What to Write in a Letter to Your Child

What to Write in a Letter to Your ChildPhoto by Alicia Christin Gerald on Unsplash

 

Most parents don't struggle to love their children.

They struggle to say it in a way that lasts.

You know the feeling.

You're watching your kid sleep, or sitting in the bleachers at their game, or driving them home from school in comfortable silence.

And something rises up in you.

Gratitude. Pride. A kind of aching love that doesn't have words.

And then the moment passes. Life moves on. The feeling stays somewhere inside you, unspoken.

That's the gap writing closes.

A letter doesn't have to be long or literary or perfect.

It just has to be honest.

But if you've ever sat down with a blank page and felt your mind go completely empty, you're not alone.

Knowing you want to write and knowing what to write are two very different things.

So here's a practical guide. Not to tell you what to feel, but to give you somewhere to start.


1. Start With Who They Are Right Now

One of the most powerful things you can give your child is a record of who they were at a specific moment in time.

Kids don't remember themselves the way you remember them.

They don't know what they looked like when they were concentrating hard on something. Or the exact way they laughed at age seven. Or the questions they used to ask on long car rides.

You do.

Write it down.

Describe them. Not in a general way. Specifically.

What are they into right now? What do they say that makes you laugh? What have you noticed about the way they treat other people?

This kind of letter requires no wisdom and no life experience.

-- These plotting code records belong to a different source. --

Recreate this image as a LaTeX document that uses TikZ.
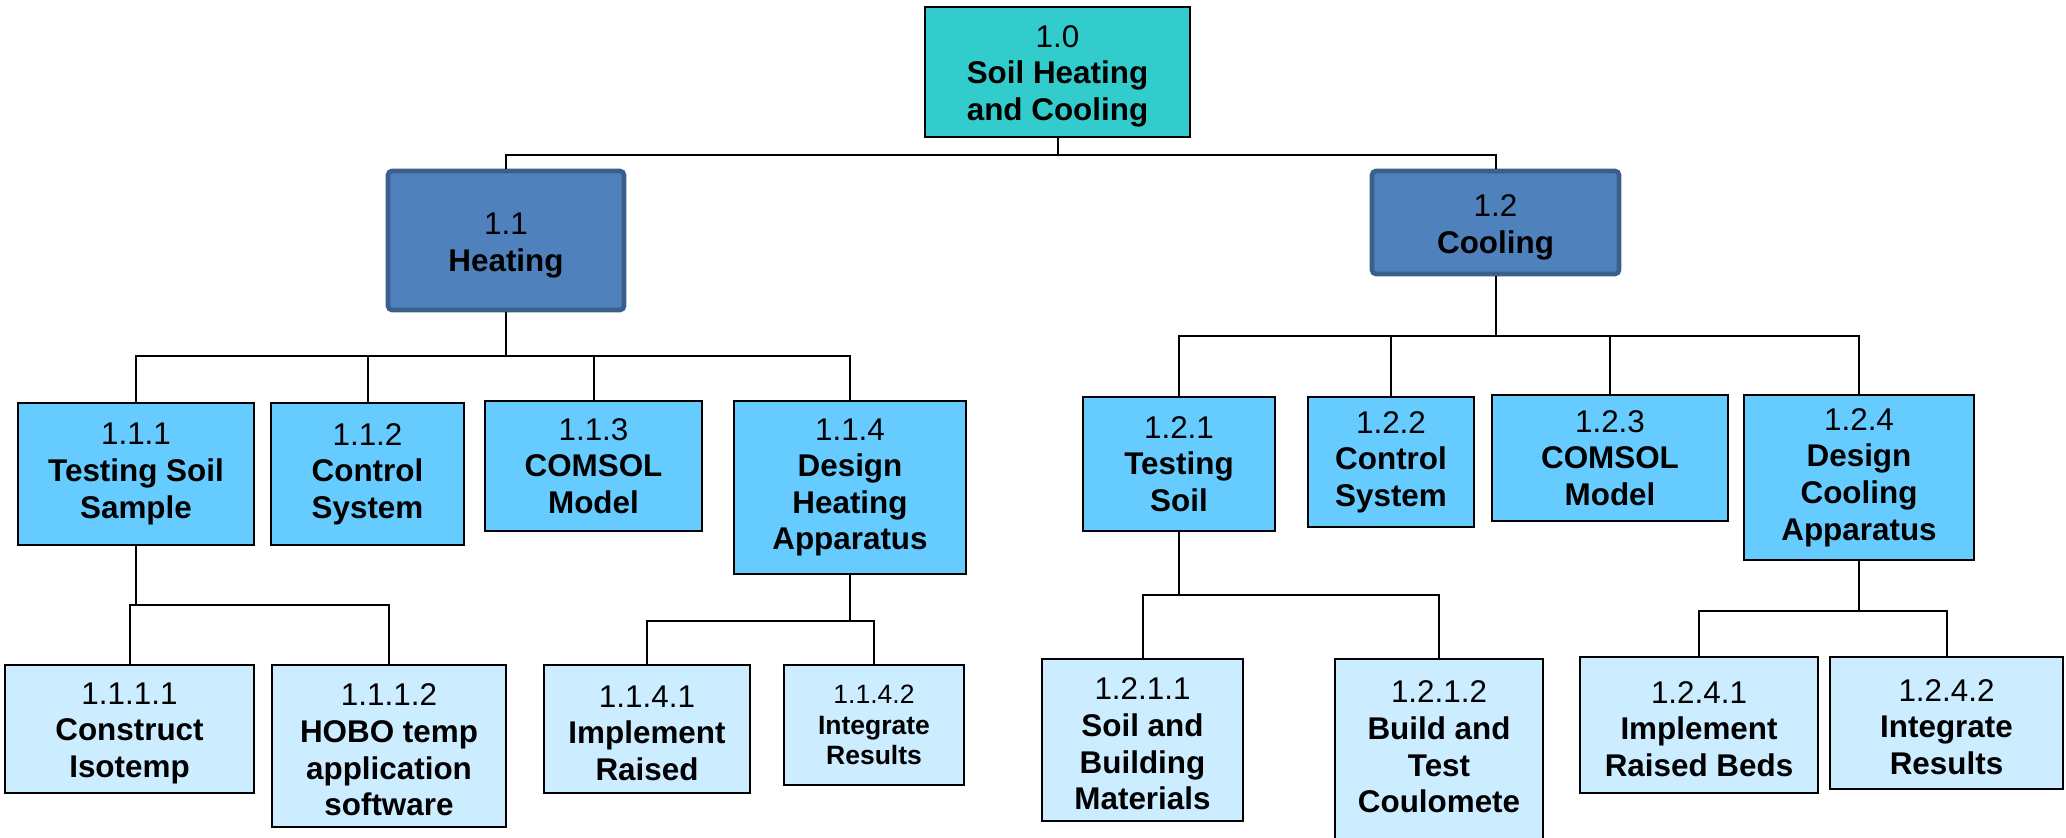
\documentclass[tikz,border=0pt]{standalone}
\usepackage{fontspec}
\setmainfont{Liberation Sans}
\definecolor{teal1}{HTML}{33CCCC}
\definecolor{blueA}{HTML}{4F81BD}
\definecolor{blueAd}{HTML}{3A5F8B}
\definecolor{sky}{HTML}{66CCFF}
\definecolor{pale}{HTML}{CCECFF}
\tikzset{
 box/.style={rectangle, draw=black, line width=1.1pt, inner sep=0pt, align=center, font=\fontsize{15.7}{18.3}\selectfont},
 topbox/.style={box, fill=teal1},
 midbox/.style={box, fill=blueA, draw=blueAd, line width=2.3pt, rounded corners=2pt},
 lvthree/.style={box, fill=sky},
 lvfour/.style={box, fill=pale},
 link/.style={line width=1pt, draw=black},
}
\newcommand\wbs[7]{\node[#6, minimum width={(#4-#2)*0.5pt}, minimum height={(#5-#3)*0.5pt}] (#1) at ({(#2+#4)/2},{(#3+#5)/2}) {#7};}
\newcommand\upst{\rule{0pt}{15pt}}
\newcommand\upstb{\rule{0pt}{16pt}}
\begin{document}
\begin{tikzpicture}[x=0.5pt,y=-0.5pt]
\clip (0,0) rectangle (2066,838);
\fill[white] (0,0) rectangle (2066,838);
% level 1-2
\wbs{n10}{925}{7}{1190}{137}{topbox}{\upst 1.0\\\textbf{Soil Heating}\\\textbf{and Cooling}}
\wbs{n11}{388}{171}{624}{310}{midbox}{\upstb 1.1\\\textbf{Heating}}
\wbs{n12}{1372}{171}{1619}{274}{midbox}{\upstb 1.2\\\textbf{Cooling}}
% level 3
\wbs{n111}{18}{403}{254}{545}{lvthree}{1.1.1\\\textbf{Testing Soil}\\\textbf{Sample}}
\wbs{n112}{271}{403}{464}{545}{lvthree}{1.1.2\\\textbf{Control}\\\textbf{System}}
\wbs{n113}{485}{401}{702}{531}{lvthree}{1.1.3\\\textbf{COMSOL}\\\textbf{Model}}
\wbs{n114}{734}{401}{966}{574}{lvthree}{1.1.4\\\textbf{Design}\\\textbf{Heating}\\\textbf{Apparatus}}
\wbs{n121}{1083}{397}{1275}{531}{lvthree}{1.2.1\\\textbf{Testing}\\\textbf{Soil}}
\wbs{n122}{1308}{397}{1474}{527}{lvthree}{1.2.2\\\textbf{Control}\\\textbf{System}}
\wbs{n123}{1492}{395}{1728}{521}{lvthree}{1.2.3\\\textbf{COMSOL}\\\textbf{Model}}
\wbs{n124}{1744}{395}{1974}{560}{lvthree}{1.2.4\\\textbf{Design}\\\textbf{Cooling}\\\textbf{Apparatus}}
% level 4
\wbs{n1111}{5}{665}{254}{793}{lvfour}{\upst 1.1.1.1\\\textbf{Construct}\\\textbf{Isotemp}}
\wbs{n1112}{272}{665}{506}{827}{lvfour}{\upst 1.1.1.2\\\textbf{HOBO temp}\\\textbf{application}\\\textbf{software}}
\wbs{n1141}{544}{665}{750}{793}{lvfour}{\upst 1.1.4.1\\\textbf{Implement}\\\textbf{Raised}}
\wbs{n1142}{784}{665}{964}{785}{lvfour, font=\fontsize{13.25}{15.3}\selectfont}{1.1.4.2\\\textbf{Integrate}\\\textbf{Results}}
\wbs{n1211}{1042}{659}{1243}{821}{lvfour}{\upst 1.2.1.1\\\textbf{Soil and}\\\textbf{Building}\\\textbf{Materials}}
\wbs{n1212}{1335}{659}{1543}{863}{lvfour}{\upst 1.2.1.2\\\textbf{Build and}\\\textbf{Test}\\\textbf{Coulomete}\\\mbox{}}
\wbs{n1241}{1580}{657}{1818}{793}{lvfour}{\upst 1.2.4.1\\\textbf{Implement}\\\textbf{Raised Beds}}
\wbs{n1242}{1830}{657}{2063}{789}{lvfour}{\upst 1.2.4.2\\\textbf{Integrate}\\\textbf{Results}}
% connectors
\draw[link] (n10.south) -- ++(0,17) coordinate (b0);
\draw[link] (b0) -| (n11.north);
\draw[link] (b0) -| (n12.north);
\draw[link] (n11.south) -- ++(0,44) coordinate (b11);
\foreach \c in {n111,n112,n113,n114} \draw[link] (b11) -| (\c.north);
\draw[link] (n12.south) -- ++(0,60) coordinate (b12);
\foreach \c in {n121,n122,n123,n124} \draw[link] (b12) -| (\c.north);
\draw[link] (n111.south) -- ++(0,59) coordinate (b111);
\foreach \c in {n1111,n1112} \draw[link] (b111) -| (\c.north);
\draw[link] (n114.south) -- ++(0,46) coordinate (b114);
\foreach \c in {n1141,n1142} \draw[link] (b114) -| (\c.north);
\draw[link] (n121.south) -- ++(0,63) coordinate (b121);
\foreach \c in {n1211,n1212} \draw[link] (b121) -| (\c.north);
\draw[link] (n124.south) -- ++(0,50) coordinate (b124);
\foreach \c in {n1241,n1242} \draw[link] (b124) -| (\c.north);
\end{tikzpicture}
\end{document}
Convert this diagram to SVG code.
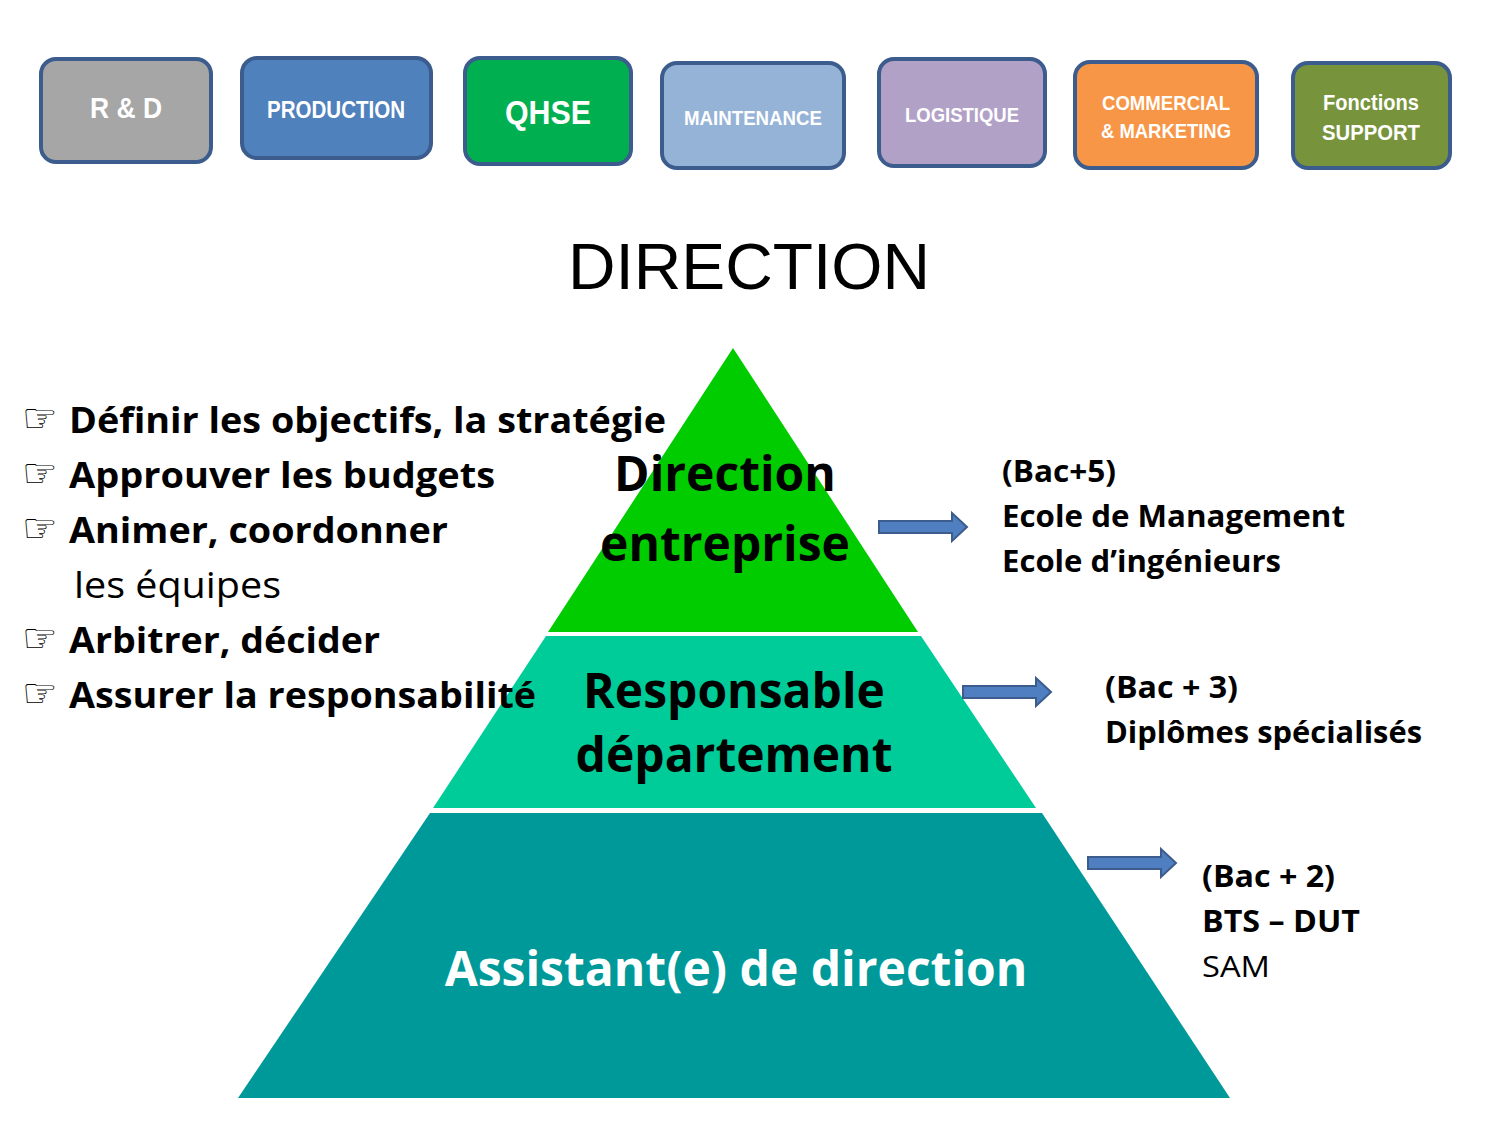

It just requires paying attention, which you're already doing.

Try this: "Right now, at [age], you are..."


2. Share a Lesson Life Taught You the Hard Way

You've made mistakes.

You've taken wrong turns.

You've learned things about money, relationships, work, and your own character that took years and real cost to understand.

Your child is going to face versions of the same situations.

You can't protect them from all of it. But you can hand them something useful before they get there.

These letters don't have to be cautionary tales.

They can be honest accounts of what happened, what you felt, and what you'd do differently.

The goal isn't to lecture.

It's to let them see you as a full person, not just a parent.

Try this: "There's something I wish someone had told me when I was your age..."


3. Tell Them What You Hope For Them

Not the surface hopes.

Not "I hope you get into a good school" or "I hope you find a stable job."

The real ones.

These are harder to access than advice. Advice comes from experience. Real hope comes from somewhere deeper. From what you believe about who your child is and what they deserve from life.

That they'd feel free.

That they'd know their worth isn't tied to their performance.

That they'd be brave enough to choose the life that actually fits them, not the one that just looks right from the outside.

Those are the hopes worth writing down.

They're also the ones your child will come back to when they need them most.

Try this: "What I really hope for you has nothing to do with what you accomplish. It's..."


4. Describe a Moment You Never Want to Forget

Pick one specific memory.

Not a highlight reel summary of their childhood. One scene.

A morning, an afternoon, a conversation. Something small that stayed with you for reasons you can't fully explain.

Write it like you're describing a photograph.

The details matter. Where you were. What was said. What the light looked like. How you felt in that moment.

This kind of writing does something nothing else can.

It preserves a moment that would otherwise disappear.

And when your child reads it years from now, they'll be able to step back into a time they were too young to fully hold onto themselves.

Try this: "I don't want to forget the day when..."


5. Say the Thing You Assume They Already Know

This one is simple.

It might also be the most important.

Most parents assume their children know they're loved. That they're proud of them. That they think they're remarkable.

And maybe the child does know, in a general way.

But there is a difference between knowing something and having it said directly. Specifically. In writing. On a page you can hold in your hands.

Say it anyway.

Say it clearly.

Say it in a way that leaves no room for doubt.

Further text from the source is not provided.